For this exercise, return only the lines from the line containing "Convert this chart" through the line containing "202.5, 196.5, 184];", both ends included, exactly as they are.

---------- DATA PROVIDED

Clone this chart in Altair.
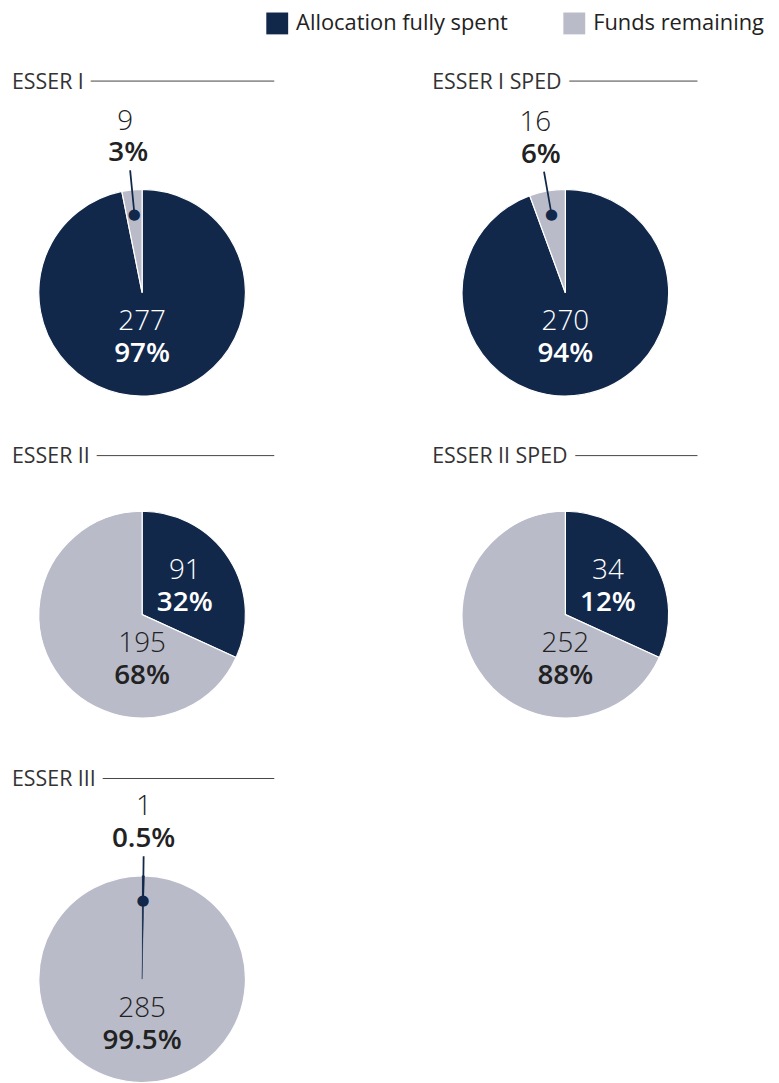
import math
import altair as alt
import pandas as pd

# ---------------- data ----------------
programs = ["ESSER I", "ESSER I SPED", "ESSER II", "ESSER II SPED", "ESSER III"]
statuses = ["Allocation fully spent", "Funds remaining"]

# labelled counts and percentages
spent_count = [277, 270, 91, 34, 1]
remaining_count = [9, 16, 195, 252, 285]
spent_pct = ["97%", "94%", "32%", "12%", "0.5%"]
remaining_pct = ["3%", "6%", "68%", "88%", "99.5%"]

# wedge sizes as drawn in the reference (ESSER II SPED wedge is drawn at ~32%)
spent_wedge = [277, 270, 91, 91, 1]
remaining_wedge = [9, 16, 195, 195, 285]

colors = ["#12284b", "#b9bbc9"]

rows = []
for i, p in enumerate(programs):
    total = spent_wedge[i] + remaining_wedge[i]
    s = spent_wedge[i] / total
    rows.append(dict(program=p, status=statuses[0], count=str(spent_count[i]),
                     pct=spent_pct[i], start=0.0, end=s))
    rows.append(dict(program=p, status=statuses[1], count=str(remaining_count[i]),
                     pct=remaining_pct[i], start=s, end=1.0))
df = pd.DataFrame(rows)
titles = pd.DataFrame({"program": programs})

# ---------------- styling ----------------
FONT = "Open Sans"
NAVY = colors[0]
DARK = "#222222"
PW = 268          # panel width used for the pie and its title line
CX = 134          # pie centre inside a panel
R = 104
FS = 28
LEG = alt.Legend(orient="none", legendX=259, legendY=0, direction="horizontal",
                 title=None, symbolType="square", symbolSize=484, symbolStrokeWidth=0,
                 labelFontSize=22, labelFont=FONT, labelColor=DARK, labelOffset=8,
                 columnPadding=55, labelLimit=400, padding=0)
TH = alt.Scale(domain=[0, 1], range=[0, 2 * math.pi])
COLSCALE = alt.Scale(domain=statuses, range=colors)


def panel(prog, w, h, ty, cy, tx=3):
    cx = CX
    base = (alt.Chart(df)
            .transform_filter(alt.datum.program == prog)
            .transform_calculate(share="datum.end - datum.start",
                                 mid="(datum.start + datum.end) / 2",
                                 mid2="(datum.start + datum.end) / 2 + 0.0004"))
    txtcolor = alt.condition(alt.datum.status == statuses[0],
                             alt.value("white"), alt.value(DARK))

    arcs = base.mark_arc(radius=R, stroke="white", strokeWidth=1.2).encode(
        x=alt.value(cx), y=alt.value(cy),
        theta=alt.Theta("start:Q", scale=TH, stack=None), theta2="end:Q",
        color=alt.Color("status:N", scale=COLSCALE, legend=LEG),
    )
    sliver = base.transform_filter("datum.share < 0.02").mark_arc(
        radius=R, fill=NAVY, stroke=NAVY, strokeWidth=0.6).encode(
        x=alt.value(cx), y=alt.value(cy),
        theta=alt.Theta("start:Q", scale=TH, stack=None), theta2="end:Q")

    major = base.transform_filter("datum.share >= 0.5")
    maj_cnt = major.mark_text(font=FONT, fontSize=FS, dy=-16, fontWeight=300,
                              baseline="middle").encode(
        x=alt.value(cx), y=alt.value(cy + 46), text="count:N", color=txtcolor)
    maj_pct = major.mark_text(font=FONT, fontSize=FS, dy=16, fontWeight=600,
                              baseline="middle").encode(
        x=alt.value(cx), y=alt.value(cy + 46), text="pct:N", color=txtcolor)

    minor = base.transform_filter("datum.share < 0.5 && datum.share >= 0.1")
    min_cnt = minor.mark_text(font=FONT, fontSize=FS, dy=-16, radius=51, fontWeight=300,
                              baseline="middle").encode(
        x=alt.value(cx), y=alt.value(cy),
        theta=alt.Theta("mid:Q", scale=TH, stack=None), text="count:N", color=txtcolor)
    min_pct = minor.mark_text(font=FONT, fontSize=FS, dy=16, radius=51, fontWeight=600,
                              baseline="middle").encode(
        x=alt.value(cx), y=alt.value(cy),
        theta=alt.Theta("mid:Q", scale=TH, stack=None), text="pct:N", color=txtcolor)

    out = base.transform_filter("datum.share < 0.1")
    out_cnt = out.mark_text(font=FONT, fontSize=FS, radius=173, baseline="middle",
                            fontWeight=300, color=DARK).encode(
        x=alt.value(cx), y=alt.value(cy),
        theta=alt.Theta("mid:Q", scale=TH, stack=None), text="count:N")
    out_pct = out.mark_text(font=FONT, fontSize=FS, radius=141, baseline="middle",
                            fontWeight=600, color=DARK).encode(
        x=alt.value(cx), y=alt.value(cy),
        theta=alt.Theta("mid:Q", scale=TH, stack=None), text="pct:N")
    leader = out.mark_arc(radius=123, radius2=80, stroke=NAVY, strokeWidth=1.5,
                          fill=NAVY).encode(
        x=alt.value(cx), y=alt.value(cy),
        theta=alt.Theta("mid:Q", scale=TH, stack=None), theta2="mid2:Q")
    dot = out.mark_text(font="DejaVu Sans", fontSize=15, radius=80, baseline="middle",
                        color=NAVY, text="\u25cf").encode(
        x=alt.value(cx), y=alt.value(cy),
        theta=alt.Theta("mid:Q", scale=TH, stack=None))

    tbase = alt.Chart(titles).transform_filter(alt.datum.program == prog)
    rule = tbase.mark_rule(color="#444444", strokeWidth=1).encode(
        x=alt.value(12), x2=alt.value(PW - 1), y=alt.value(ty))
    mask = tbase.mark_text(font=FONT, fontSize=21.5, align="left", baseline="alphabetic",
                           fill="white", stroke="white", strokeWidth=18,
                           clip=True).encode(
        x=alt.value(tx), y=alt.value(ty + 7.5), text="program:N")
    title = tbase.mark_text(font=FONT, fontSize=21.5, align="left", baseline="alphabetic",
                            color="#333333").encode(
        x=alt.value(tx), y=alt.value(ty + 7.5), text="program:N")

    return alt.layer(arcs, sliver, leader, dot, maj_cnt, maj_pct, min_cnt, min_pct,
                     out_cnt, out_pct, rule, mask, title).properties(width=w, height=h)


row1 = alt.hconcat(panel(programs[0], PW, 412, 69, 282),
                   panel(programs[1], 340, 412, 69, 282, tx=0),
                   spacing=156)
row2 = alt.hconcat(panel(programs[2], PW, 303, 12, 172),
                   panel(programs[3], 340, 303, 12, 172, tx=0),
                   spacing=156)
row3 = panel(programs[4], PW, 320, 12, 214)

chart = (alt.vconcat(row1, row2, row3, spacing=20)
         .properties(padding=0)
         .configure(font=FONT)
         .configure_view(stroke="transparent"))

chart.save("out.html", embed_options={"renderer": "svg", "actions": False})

--------------------
---------- DATA PROVIDED

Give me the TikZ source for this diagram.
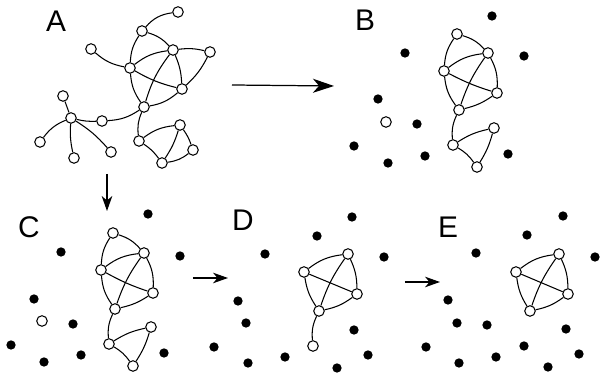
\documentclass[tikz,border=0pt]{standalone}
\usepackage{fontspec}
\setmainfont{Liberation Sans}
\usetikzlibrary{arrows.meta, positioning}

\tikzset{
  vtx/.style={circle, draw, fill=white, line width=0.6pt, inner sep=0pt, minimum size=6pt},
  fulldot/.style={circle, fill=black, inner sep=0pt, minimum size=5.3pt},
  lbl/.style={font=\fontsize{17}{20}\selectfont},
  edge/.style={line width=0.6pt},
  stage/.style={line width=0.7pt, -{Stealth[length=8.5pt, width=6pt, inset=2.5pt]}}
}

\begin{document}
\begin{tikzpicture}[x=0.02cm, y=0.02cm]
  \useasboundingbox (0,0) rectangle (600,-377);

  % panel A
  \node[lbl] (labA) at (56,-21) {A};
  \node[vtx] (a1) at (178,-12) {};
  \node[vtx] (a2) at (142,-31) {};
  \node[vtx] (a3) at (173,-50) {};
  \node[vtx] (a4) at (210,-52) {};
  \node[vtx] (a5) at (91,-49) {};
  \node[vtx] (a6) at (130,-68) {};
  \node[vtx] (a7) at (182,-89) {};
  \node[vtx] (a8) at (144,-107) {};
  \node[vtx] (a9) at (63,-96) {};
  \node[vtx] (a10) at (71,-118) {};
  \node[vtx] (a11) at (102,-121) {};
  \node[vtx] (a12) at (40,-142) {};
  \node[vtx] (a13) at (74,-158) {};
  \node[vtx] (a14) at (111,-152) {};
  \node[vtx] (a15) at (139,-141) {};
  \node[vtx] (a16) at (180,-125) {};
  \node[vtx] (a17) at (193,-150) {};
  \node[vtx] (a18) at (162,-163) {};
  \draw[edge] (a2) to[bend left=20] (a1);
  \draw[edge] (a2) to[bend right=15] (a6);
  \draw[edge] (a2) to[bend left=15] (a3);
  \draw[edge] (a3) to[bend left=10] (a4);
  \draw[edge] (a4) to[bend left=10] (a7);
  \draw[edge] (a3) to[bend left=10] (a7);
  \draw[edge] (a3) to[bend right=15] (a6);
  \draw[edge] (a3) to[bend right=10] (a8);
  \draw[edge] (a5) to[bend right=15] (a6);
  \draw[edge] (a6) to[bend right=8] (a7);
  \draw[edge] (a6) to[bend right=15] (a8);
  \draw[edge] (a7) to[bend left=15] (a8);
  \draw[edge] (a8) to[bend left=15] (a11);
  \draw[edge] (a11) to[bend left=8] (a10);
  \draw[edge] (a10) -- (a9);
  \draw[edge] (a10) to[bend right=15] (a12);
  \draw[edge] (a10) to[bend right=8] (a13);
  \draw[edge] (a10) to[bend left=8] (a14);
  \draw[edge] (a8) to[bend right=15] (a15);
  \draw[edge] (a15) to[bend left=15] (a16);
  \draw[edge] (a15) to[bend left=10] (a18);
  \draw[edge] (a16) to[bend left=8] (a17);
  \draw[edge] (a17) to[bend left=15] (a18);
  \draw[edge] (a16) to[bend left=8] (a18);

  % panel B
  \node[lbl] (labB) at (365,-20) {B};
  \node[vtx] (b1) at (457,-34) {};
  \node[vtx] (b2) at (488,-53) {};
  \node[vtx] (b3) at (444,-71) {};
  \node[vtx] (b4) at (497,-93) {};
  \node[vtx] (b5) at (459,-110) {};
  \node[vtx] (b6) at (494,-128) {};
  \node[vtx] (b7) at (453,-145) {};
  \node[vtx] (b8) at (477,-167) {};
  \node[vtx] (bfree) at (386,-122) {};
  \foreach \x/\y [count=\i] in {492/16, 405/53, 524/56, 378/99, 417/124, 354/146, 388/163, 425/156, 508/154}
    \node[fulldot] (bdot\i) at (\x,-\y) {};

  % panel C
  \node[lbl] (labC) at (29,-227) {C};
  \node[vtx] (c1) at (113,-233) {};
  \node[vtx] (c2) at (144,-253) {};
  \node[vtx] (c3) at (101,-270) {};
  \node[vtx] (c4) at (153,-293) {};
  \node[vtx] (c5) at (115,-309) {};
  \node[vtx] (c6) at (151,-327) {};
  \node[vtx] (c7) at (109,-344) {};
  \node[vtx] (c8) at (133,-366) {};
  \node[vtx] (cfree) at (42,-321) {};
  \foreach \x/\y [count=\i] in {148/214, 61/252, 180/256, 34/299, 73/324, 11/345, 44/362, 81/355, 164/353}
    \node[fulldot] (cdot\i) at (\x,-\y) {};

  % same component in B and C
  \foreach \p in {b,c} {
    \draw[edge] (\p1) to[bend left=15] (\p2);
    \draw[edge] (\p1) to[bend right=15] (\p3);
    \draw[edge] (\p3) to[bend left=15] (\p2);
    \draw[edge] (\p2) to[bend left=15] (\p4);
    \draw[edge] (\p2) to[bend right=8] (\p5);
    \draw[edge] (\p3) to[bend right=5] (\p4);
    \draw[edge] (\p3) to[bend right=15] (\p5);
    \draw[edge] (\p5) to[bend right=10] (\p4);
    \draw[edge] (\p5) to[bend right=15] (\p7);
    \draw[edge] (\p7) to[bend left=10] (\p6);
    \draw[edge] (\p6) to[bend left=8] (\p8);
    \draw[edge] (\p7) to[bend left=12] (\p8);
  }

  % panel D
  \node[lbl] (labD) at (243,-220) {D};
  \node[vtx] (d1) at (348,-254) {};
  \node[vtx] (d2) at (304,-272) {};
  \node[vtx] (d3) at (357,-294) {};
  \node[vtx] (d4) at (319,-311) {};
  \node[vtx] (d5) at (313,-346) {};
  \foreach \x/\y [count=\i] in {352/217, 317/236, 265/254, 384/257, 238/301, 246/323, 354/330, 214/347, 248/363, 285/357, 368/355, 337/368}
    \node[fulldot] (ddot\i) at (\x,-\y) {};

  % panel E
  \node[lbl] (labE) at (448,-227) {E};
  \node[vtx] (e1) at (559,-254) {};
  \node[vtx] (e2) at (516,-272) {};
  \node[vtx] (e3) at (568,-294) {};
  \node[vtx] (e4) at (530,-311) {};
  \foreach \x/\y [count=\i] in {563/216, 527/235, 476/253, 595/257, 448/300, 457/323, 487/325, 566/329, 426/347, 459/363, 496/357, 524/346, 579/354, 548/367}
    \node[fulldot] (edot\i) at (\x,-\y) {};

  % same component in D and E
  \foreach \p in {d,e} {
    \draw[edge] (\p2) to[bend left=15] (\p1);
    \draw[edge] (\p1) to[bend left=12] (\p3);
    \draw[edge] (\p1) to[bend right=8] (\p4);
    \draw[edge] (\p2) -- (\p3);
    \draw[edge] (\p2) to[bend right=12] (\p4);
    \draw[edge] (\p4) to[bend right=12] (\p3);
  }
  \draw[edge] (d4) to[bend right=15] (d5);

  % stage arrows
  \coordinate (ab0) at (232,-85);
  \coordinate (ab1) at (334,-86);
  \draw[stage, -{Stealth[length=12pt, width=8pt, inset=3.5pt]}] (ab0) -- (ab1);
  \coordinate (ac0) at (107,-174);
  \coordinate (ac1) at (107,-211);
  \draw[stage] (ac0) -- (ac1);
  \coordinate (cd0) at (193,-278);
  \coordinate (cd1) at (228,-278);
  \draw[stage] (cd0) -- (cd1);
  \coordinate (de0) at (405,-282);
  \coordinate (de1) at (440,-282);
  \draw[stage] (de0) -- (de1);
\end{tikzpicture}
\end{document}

--------------------
---------- DATA PROVIDED

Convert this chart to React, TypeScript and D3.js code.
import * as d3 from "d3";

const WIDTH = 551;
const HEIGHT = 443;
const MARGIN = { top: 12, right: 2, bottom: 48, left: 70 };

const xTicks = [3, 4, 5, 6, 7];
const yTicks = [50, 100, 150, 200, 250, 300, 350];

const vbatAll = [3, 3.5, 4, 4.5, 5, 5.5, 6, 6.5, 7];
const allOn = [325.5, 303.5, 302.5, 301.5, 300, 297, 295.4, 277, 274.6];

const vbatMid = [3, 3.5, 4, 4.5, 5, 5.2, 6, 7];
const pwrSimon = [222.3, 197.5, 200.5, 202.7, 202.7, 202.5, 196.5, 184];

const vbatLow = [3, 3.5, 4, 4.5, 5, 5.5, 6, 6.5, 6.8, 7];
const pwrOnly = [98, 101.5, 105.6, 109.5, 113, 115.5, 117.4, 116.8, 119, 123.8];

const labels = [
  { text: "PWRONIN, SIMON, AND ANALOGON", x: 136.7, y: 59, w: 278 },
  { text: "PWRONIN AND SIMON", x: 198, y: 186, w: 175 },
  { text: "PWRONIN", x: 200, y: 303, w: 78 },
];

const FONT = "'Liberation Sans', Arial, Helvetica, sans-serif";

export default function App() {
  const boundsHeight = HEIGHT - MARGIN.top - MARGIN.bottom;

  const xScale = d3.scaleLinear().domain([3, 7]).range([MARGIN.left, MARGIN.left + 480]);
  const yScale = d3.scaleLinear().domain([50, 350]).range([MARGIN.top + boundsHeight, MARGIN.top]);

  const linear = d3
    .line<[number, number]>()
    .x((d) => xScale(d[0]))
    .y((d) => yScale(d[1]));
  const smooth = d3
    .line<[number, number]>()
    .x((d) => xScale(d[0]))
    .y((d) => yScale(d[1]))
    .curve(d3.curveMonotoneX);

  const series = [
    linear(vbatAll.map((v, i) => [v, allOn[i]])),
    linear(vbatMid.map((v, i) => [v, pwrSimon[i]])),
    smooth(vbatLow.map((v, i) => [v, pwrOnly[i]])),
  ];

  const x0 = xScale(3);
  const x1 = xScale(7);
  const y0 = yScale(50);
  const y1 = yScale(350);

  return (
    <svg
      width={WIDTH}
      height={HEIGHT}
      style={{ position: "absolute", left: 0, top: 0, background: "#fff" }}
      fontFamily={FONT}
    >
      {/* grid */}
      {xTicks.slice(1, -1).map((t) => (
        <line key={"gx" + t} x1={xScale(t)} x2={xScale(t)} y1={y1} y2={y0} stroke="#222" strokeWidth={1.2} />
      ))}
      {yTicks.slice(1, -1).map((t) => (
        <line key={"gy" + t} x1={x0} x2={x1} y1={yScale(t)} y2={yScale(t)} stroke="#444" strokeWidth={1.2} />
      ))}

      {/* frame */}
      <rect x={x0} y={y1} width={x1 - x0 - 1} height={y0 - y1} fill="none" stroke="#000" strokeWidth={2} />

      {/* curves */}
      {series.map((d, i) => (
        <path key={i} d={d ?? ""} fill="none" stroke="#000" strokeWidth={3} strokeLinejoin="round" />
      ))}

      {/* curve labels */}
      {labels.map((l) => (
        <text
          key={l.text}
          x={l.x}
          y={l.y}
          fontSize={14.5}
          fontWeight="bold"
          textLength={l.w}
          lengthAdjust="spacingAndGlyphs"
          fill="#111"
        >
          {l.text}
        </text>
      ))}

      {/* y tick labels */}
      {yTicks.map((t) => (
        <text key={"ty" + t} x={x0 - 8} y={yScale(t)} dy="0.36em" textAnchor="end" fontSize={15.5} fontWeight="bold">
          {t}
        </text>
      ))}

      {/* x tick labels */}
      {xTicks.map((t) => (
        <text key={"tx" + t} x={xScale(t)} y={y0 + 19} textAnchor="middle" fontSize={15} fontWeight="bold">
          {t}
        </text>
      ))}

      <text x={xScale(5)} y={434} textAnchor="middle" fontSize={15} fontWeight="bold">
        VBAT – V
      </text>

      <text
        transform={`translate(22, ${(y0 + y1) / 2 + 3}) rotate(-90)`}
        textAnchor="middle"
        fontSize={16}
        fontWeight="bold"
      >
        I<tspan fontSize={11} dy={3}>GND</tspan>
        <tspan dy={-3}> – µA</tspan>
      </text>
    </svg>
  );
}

--------------------

SOLUTION TO THIS EXERCISE ->
Convert this chart to React, TypeScript and D3.js code.
import * as d3 from "d3";

const WIDTH = 551;
const HEIGHT = 443;
const MARGIN = { top: 12, right: 2, bottom: 48, left: 70 };

const xTicks = [3, 4, 5, 6, 7];
const yTicks = [50, 100, 150, 200, 250, 300, 350];

const vbatAll = [3, 3.5, 4, 4.5, 5, 5.5, 6, 6.5, 7];
const allOn = [325.5, 303.5, 302.5, 301.5, 300, 297, 295.4, 277, 274.6];

const vbatMid = [3, 3.5, 4, 4.5, 5, 5.2, 6, 7];
const pwrSimon = [222.3, 197.5, 200.5, 202.7, 202.7, 202.5, 196.5, 184];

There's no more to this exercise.